» Directions: Repeat exactly the lines running from the first line of the data to the line containing "a twin axis.", both ends included, and nothing else; drop the pictures.
===== Supplied information
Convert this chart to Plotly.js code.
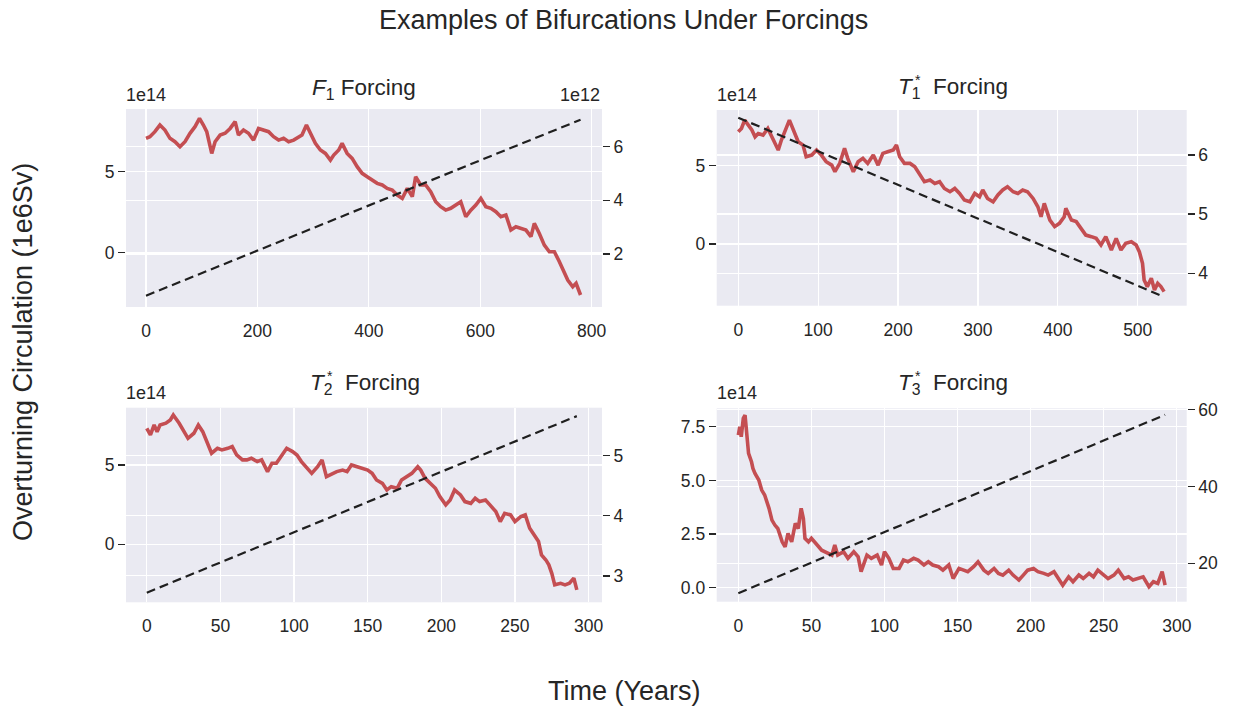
<!DOCTYPE html>
<html>
<head>
<meta charset="utf-8">
<script src="https://cdn.plot.ly/plotly-3.0.1.min.js"></script>
<style>
  html, body { margin: 0; padding: 0; background: #ffffff; }
  #chart { width: 1247px; height: 709px; }
</style>
</head>
<body>
<div id="chart"></div>
<script>
// Overturning circulation (units of 1e14) against time, with the linear forcing ramp on a twin axis.

// ---- F1 forcing run ----
const f1Years = [0,7,16,25,34,43,52,61,70,79,88,96,103,109,118,124,133,142,151,160,166,175,184,193,202,211,220,229,238,247,256,265,274,280,288,295,304,313,322,331,337,346,352,361,370,379,388,397,406,415,424,433,442,451,460,469,478,484,493,502,511,520,529,538,547,556,565,574,583,592,601,610,619,628,637,646,655,664,673,682,691,697,706,715,724,733,742,748,757,766,772,780];
const f1Circulation = [7.06,7.16,7.47,7.88,7.57,7.06,6.85,6.54,6.85,7.37,7.78,8.29,7.88,7.47,6.13,6.85,7.26,7.37,7.67,8.09,7.26,7.57,7.37,6.95,7.67,7.57,7.47,7.16,6.95,7.06,6.85,6.95,7.16,7.26,7.88,7.37,6.75,6.34,6.13,5.72,6.03,6.34,6.75,6.13,5.82,5.31,4.90,4.69,4.49,4.28,4.18,3.97,3.87,3.56,3.35,3.97,3.46,4.69,4.18,4.18,3.77,3.15,2.84,2.63,2.74,2.94,3.15,2.22,2.63,2.94,3.35,2.84,2.74,2.53,2.22,2.33,1.40,1.60,1.50,1.40,0.99,1.81,1.19,0.47,0.06,0.06,-0.56,-1.07,-1.69,-2.10,-1.89,-2.61];
const f1RampYears = [0, 780];
const f1Ramp = [0.45, 7.0];           // units of 1e12

// ---- T1* forcing run ----
const t1Years = [0,4,8,12,17,21,25,31,37,44,50,54,58,64,69,75,81,85,92,98,104,110,117,121,127,133,137,144,150,156,162,169,175,181,187,194,198,202,208,215,221,227,233,240,246,252,258,265,271,277,283,290,296,302,306,312,319,325,331,337,344,350,356,362,369,375,379,383,390,396,402,408,410,417,423,429,435,442,448,454,460,467,473,479,485,492,498,502,506,508,512,517,521,525,529,533];
const t1Circulation = [7.17,7.38,7.91,7.60,7.28,6.85,7.06,6.96,7.38,6.64,6.00,6.64,7.17,7.91,7.28,6.53,6.32,5.57,5.68,6.00,5.68,5.26,5.04,4.62,5.15,6.11,5.47,4.62,5.26,5.47,5.15,5.68,5.04,5.79,5.89,6.00,6.32,5.57,5.15,5.15,4.94,4.51,3.98,4.09,3.87,3.98,3.55,3.34,3.55,3.23,2.81,2.70,3.23,3.02,3.45,2.91,2.70,3.13,3.45,3.66,3.34,3.23,3.45,3.34,2.91,2.38,1.74,2.60,1.53,1.11,1.32,1.74,2.28,1.53,1.43,1.00,0.57,0.47,0.36,-0.06,0.47,-0.38,0.36,-0.38,0.04,0.15,-0.06,-0.49,-1.23,-2.30,-2.72,-2.19,-2.94,-2.51,-2.72,-3.04];
const t1RampYears = [0, 533];
const t1Ramp = [6.63, 3.60];

// ---- T2* forcing run ----
const t2Years = [0,2.5,5,7,9,13,16,18,22,25,28,32,35,38,41,44,48,51,55,58,61,65,68,71,75,78,82,85,88,92,95,99,102,105,109,112,116,119,122,126,129,133,136,139,143,146,150,153,156,160,163,166,170,173,177,180,184,186,189,193,196,199,203,206,209,213,216,220,223,226,230,233,237,240,243,247,250,254,257,260,264,266,268,271,273,275,277,281,284,287,290,292];
const t2Circulation = [7.31,6.89,7.52,7.10,7.52,7.63,7.84,8.15,7.63,7.10,6.68,7.00,7.52,7.10,6.47,5.74,6.05,5.95,6.05,6.16,5.63,5.32,5.32,5.42,5.21,5.32,4.58,5.11,5.11,5.63,6.05,5.84,5.63,5.21,4.79,4.47,4.89,5.32,4.26,4.47,4.58,4.68,4.58,5.00,4.89,4.79,4.68,4.47,4.05,3.84,3.42,3.63,3.53,4.05,4.26,4.47,4.89,4.68,4.16,3.84,3.53,3.00,2.48,2.79,3.42,3.11,2.69,2.58,2.90,2.69,2.79,2.48,2.06,1.43,1.95,1.85,1.43,1.74,1.85,1.01,0.48,0.17,-0.67,-0.99,-1.30,-1.83,-2.56,-2.46,-2.56,-2.46,-2.14,-2.88];
const t2RampYears = [0, 292];
const t2Ramp = [2.72, 5.66];

// ---- T3* forcing run ----
const t3Years = [0,1,2,3.4,4.6,5.7,7,9,10,11.4,14,16,18,21,23,25,27,30,32,34,36.5,39,41,43,44.5,45.6,48,50,52.5,55,57,59,62,64,66,68,72,75,79,82,84,88,91,95,98,100,103,106,110,113,116,120,123,127,130,133,137,140,144,147,151,154,157,161,164,168,171,175,178,181,185,188,192,195,198,202,205,209,212,216,219,222,226,229,233,236,240,243,246,250,253,257,260,264,267,270,274,277,281,284,287,290,292];
const t3Circulation = [7.11,7.50,7.03,7.89,8.04,7.27,6.26,5.87,5.56,5.33,5.02,4.55,4.32,3.70,3.15,2.92,2.76,2.14,1.91,2.53,2.14,3.00,2.76,3.70,3.23,2.30,2.14,2.30,2.07,1.91,1.75,1.68,1.60,1.52,1.99,1.52,1.68,1.37,1.68,1.44,0.75,1.52,1.37,1.52,1.06,1.68,1.37,0.90,0.90,1.29,1.21,1.37,1.29,1.06,1.21,1.06,0.98,0.82,1.06,0.43,0.90,0.82,0.75,0.98,1.21,0.82,0.67,0.90,0.67,0.59,0.82,0.59,0.36,0.59,0.82,0.90,0.75,0.67,0.59,0.75,0.43,0.12,0.51,0.28,0.59,0.43,0.67,0.51,0.82,0.59,0.43,0.59,0.82,0.43,0.51,0.36,0.43,0.51,0.05,0.28,0.20,0.75,0.12];
const t3RampYears = [0, 292];
const t3Ramp = [12.2, 58.7];

// Panel headings; the starred ones get their star set above the subscript separately.
const panelTitles = [
  '<i>F</i><sub>1</sub> Forcing',
  '<i>T</i><sub>1</sub>  Forcing',
  '<i>T</i><sub>2</sub>  Forcing',
  '<i>T</i><sub>3</sub>  Forcing'
];

// ---- styling ----
const W = 1247, H = 709;
const px = v => v / W;
const py = v => 1 - v / H;
const TEXT = '#262626';
const FONT = '"Liberation Sans", Arial, sans-serif';
const RED = '#c44e52';
const GRID = '#ffffff';
const TICK_FONT = { family: FONT, size: 17.5, color: TEXT };

function lineTrace(x, y, xa, ya) {
  return { x, y, xaxis: xa, yaxis: ya, type: 'scatter', mode: 'lines',
           line: { color: RED, width: 3.6 }, hoverinfo: 'skip', showlegend: false };
}
function rampTrace(x, y, xa, ya) {
  return { x, y, xaxis: xa, yaxis: ya, type: 'scatter', mode: 'lines',
           line: { color: '#1f1f1f', width: 2.2, dash: '9px,5px' }, hoverinfo: 'skip', showlegend: false };
}

const data = [
  lineTrace(f1Years, f1Circulation, 'x', 'y'),
  rampTrace(f1RampYears, f1Ramp, 'x', 'y2'),
  lineTrace(t1Years, t1Circulation, 'x2', 'y3'),
  rampTrace(t1RampYears, t1Ramp, 'x2', 'y4'),
  lineTrace(t2Years, t2Circulation, 'x3', 'y5'),
  rampTrace(t2RampYears, t2Ramp, 'x3', 'y6'),
  lineTrace(t3Years, t3Circulation, 'x4', 'y7'),
  rampTrace(t3RampYears, t3Ramp, 'x4', 'y8')
];

function xAxis(domain, range, dtick, anchor) {
  return { domain, range, dtick, tick0: 0, anchor, showgrid: true, gridcolor: GRID, gridwidth: 1.2,
           zeroline: false, showline: false, ticks: 'outside', ticklen: 8,
           tickcolor: 'rgba(0,0,0,0)', tickfont: TICK_FONT, fixedrange: true };
}
function yAxis(domain, range, dtick, anchor, fmt) {
  return { domain, range, dtick, tick0: 0, anchor, showgrid: true, gridcolor: GRID, gridwidth: 1.2,
           zeroline: false, showline: false, ticks: 'outside', ticklen: 7, tickwidth: 1.3,
           tickcolor: TEXT, tickfont: TICK_FONT, tickformat: fmt || '', fixedrange: true };
}
function twinAxis(overlay, range, dtick, anchor, fmt) {
  return { overlaying: overlay, side: 'right', range, dtick, tick0: 0, anchor,
           showgrid: true, gridcolor: GRID, gridwidth: 1.2, zeroline: false, showline: false,
           ticks: 'outside', ticklen: 7, tickwidth: 1.3, tickcolor: TEXT, tickfont: TICK_FONT,
           tickformat: fmt || '', fixedrange: true };
}

const colL = [px(126), px(602)];
const colR = [px(716.7), px(1186.7)];
const rowT = [py(307), py(109)];
const rowTR = [py(305.7), py(110)];
const rowB = [py(602.3), py(407.7)];
const rowBR = [py(601.7), py(408.3)];

function ann(text, x, y, size, opts) {
  return Object.assign({ text, x: px(x), y: py(y), xref: 'paper', yref: 'paper', showarrow: false,
    xanchor: 'center', yanchor: 'middle', font: { family: FONT, size, color: TEXT } }, opts || {});
}

const layout = {
  width: W, height: H,
  margin: { l: 0, r: 0, t: 0, b: 0 },
  paper_bgcolor: '#ffffff',
  plot_bgcolor: '#eaeaf2',
  showlegend: false,
  xaxis:  xAxis(colL, [-35.9, 818.5], 200, 'y'),
  yaxis:  yAxis(rowT, [-3.35, 8.87], 5, 'x'),
  yaxis2: twinAxis('y', [0.03, 7.40], 2, 'x'),
  xaxis2: xAxis(colR, [-27.0, 561.3], 100, 'y3'),
  yaxis3: yAxis(rowTR, [-3.94, 8.56], 5, 'x2'),
  yaxis4: twinAxis('y3', [3.45, 6.76], 1, 'x2'),
  xaxis3: xAxis(colL, [-14.1, 309.1], 50, 'y5'),
  yaxis5: yAxis(rowB, [-3.66, 8.61], 5, 'x3'),
  yaxis6: twinAxis('y5', [2.56, 5.80], 1, 'x3'),
  xaxis4: xAxis(colR, [-14.8, 306.8], 50, 'y7'),
  yaxis7: yAxis(rowBR, [-0.65, 8.36], 2.5, 'x4', '.1f'),
  yaxis8: twinAxis('y7', [9.97, 60.4], 20, 'x4'),
  annotations: [
    ann('Examples of Bifurcations Under Forcings', 623.5, 20, 27),
    ann('Overturning Circulation (1e6Sv)', 23, 352, 27, { textangle: -90 }),
    ann('Time (Years)', 624, 691, 27),
    ann(panelTitles[0], 364, 89, 22.5),
    ann(panelTitles[1], 953, 88, 22.5),
    ann(panelTitles[2], 365.3, 384, 22.5),
    ann(panelTitles[3], 953, 384, 22.5),
    ann('*', 917.5, 80, 14),
    ann('*', 329.8, 376, 14),
    ann('*', 917.5, 376, 14),
    ann('1e14', 124, 95, 18, { xanchor: 'left' }),
    ann('1e12', 602, 95, 18, { xanchor: 'right' }),
    ann('1e14', 715, 95, 18, { xanchor: 'left' }),
    ann('1e14', 124, 393, 18, { xanchor: 'left' }),
    ann('1e14', 715, 393, 18, { xanchor: 'left' })
  ]
};

Plotly.newPlot('chart', data, layout, { displayModeBar: false, staticPlot: true });
</script>
</body>
</html>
==========
» Response to the task:
Convert this chart to Plotly.js code.
<!DOCTYPE html>
<html>
<head>
<meta charset="utf-8">
<script src="https://cdn.plot.ly/plotly-3.0.1.min.js"></script>
<style>
  html, body { margin: 0; padding: 0; background: #ffffff; }
  #chart { width: 1247px; height: 709px; }
</style>
</head>
<body>
<div id="chart"></div>
<script>
// Overturning circulation (units of 1e14) against time, with the linear forcing ramp on a twin axis.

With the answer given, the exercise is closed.